— BEGIN DATASET —

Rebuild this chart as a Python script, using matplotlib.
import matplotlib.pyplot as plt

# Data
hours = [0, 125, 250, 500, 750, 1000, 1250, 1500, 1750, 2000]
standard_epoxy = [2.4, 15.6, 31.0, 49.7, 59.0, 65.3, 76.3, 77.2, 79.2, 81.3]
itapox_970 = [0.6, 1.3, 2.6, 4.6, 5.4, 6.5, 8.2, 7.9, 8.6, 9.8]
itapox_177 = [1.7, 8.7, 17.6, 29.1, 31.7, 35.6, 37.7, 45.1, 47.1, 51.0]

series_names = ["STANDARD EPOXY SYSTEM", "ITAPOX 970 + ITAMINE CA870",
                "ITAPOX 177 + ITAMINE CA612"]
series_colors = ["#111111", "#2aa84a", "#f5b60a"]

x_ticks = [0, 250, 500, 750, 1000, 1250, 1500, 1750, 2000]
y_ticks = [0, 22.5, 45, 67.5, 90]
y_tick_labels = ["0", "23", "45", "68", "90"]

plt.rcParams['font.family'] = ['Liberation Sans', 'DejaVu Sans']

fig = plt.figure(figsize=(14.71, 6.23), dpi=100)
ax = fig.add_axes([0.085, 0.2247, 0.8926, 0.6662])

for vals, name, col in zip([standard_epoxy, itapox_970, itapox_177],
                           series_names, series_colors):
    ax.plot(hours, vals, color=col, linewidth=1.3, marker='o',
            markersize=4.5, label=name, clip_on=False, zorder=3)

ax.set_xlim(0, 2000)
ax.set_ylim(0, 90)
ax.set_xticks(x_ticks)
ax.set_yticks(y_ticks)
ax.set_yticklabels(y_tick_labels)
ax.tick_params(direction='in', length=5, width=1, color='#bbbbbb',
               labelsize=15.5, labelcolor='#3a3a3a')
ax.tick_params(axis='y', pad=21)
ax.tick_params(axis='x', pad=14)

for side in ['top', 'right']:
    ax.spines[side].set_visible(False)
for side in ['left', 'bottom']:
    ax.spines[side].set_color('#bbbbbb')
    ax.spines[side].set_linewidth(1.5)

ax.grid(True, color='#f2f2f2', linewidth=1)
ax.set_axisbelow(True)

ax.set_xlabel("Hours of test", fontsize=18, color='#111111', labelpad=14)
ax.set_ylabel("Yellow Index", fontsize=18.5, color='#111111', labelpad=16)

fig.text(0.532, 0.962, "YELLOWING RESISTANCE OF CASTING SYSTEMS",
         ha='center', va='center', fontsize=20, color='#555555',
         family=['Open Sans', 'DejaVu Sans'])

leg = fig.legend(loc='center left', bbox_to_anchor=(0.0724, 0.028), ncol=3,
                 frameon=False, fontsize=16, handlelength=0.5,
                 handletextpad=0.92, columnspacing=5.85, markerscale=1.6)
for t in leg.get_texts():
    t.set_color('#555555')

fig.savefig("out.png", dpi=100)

— END DATASET —
— BEGIN DATASET —

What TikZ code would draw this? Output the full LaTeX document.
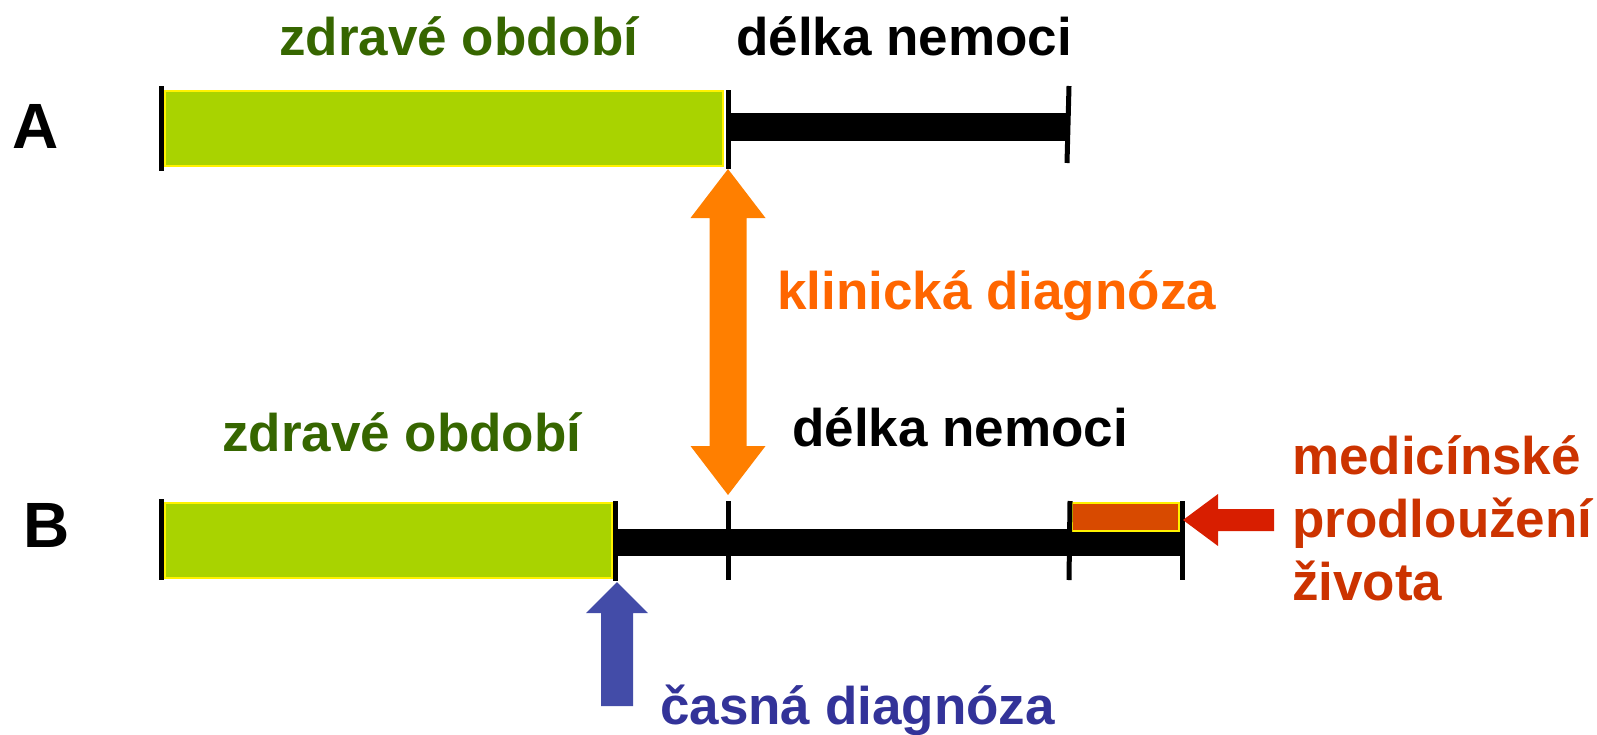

— END DATASET —

SET TASK: Transcribe, exactly and exclusively, the run of lines that opens with the line bearing "Rebuild this chart" and closes with the line bearing "ax.tick_params(axis='x', pad=14)".

ANSWER BELOW:
Rebuild this chart as a Python script, using matplotlib.
import matplotlib.pyplot as plt

# Data
hours = [0, 125, 250, 500, 750, 1000, 1250, 1500, 1750, 2000]
standard_epoxy = [2.4, 15.6, 31.0, 49.7, 59.0, 65.3, 76.3, 77.2, 79.2, 81.3]
itapox_970 = [0.6, 1.3, 2.6, 4.6, 5.4, 6.5, 8.2, 7.9, 8.6, 9.8]
itapox_177 = [1.7, 8.7, 17.6, 29.1, 31.7, 35.6, 37.7, 45.1, 47.1, 51.0]

series_names = ["STANDARD EPOXY SYSTEM", "ITAPOX 970 + ITAMINE CA870",
                "ITAPOX 177 + ITAMINE CA612"]
series_colors = ["#111111", "#2aa84a", "#f5b60a"]

x_ticks = [0, 250, 500, 750, 1000, 1250, 1500, 1750, 2000]
y_ticks = [0, 22.5, 45, 67.5, 90]
y_tick_labels = ["0", "23", "45", "68", "90"]

plt.rcParams['font.family'] = ['Liberation Sans', 'DejaVu Sans']

fig = plt.figure(figsize=(14.71, 6.23), dpi=100)
ax = fig.add_axes([0.085, 0.2247, 0.8926, 0.6662])

for vals, name, col in zip([standard_epoxy, itapox_970, itapox_177],
                           series_names, series_colors):
    ax.plot(hours, vals, color=col, linewidth=1.3, marker='o',
            markersize=4.5, label=name, clip_on=False, zorder=3)

ax.set_xlim(0, 2000)
ax.set_ylim(0, 90)
ax.set_xticks(x_ticks)
ax.set_yticks(y_ticks)
ax.set_yticklabels(y_tick_labels)
ax.tick_params(direction='in', length=5, width=1, color='#bbbbbb',
               labelsize=15.5, labelcolor='#3a3a3a')
ax.tick_params(axis='y', pad=21)
ax.tick_params(axis='x', pad=14)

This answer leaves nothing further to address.